It’s Nebraska, not east and west

Urban senators must act on behalf statewide interests, not just for their own interests.

How do you get eastern Nebraska legislators working for western Nebraska interests and vice versa? Nebraska’s state senators will have seven months to think about just that and whether they can find common ground.
    This year’s legislative session culminated in the classic rural vs. urban standoff that occurred in the final days of the shortened 90-day session. It’s not the first time senators of these two interests have butted heads and most likely, won’t be the last.
    Ever since Dan Hughes of Venango began campaigning for the 44th District legislative seat, reining in out-of-control property taxes has been his goal.
    This session looked like this would be the  one where that goal could become a reality. Several bills were introduced to deal with rising property taxes, especially in the ag sector.
    Property values soared after grain prices hit record levels early in the decade. Most local taxing entities took advantage of the higher valuations by increasing their spending which in turn raised property taxes.
    Add to that the state’s formula to provide state aid to schools, which favors those districts with lower total valuations. Ag got hammered again as school funding accounts for a major share of local property taxes.
    One bill that would have ensured all school districts got state aid proved too complicated with potential unknown consequences. Those uncertainties doomed the bill and it never moved past first-round debate.
    A second bill, LB183, was pared down to providing $100 million in property tax relief, financing it with the removal of certain sales tax exemptions. A prior provision to raise the state sales tax by 0.5% to help produce additional revenue for even more property tax relief was not included in the bill.
        Another bill of keen interest to urban senators was the passage of LB750, a new business incentive package for business growth and recruitment. The current package expires at the end of the year.
    Speaker Jim Scheer said both bills deserved to advance. Despite his advice, LB183 failed to gain enough urban support to move the bill along.
    At that point, rural senators decided it was time to make a point  and stand their ground by blocking LB750. Typically, urban senators have the votes to get their way. But their lack of support for LB183 alienated enough other senators that their bill couldn’t advance either. With no compromise in sight, the speaker adjourned the session six days early.
    Another dynamic exists in the quest for substantial property tax relief.

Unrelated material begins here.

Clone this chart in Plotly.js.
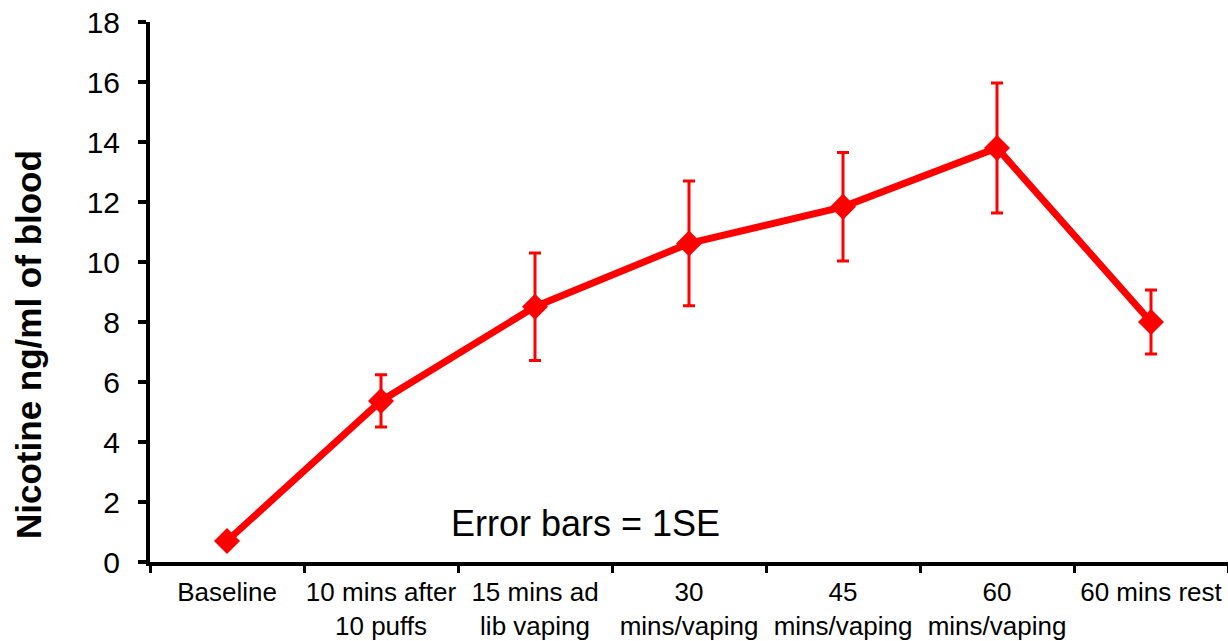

    Rural senators make the case that additional sales taxes and the removal of some exemptions are not a tax increase but instead a tax shift away from a reliance on local property taxes.
    Unfortunately, Gov. Ricketts disagrees and has taken the position that any move to increase sales taxes is a tax increase. He believes that dollars for property tax relief can come instead from reduced spending. That’s ironic because the state budget grew again this year.
    Speaker Scheer was right—Nebraska needs both pieces of legislation to help grow our state. Urban senators must act on behalf statewide interests, not just for their own interests. Let’s hope the two can find common ground and the governor can get on board to move our WHOLE state forward.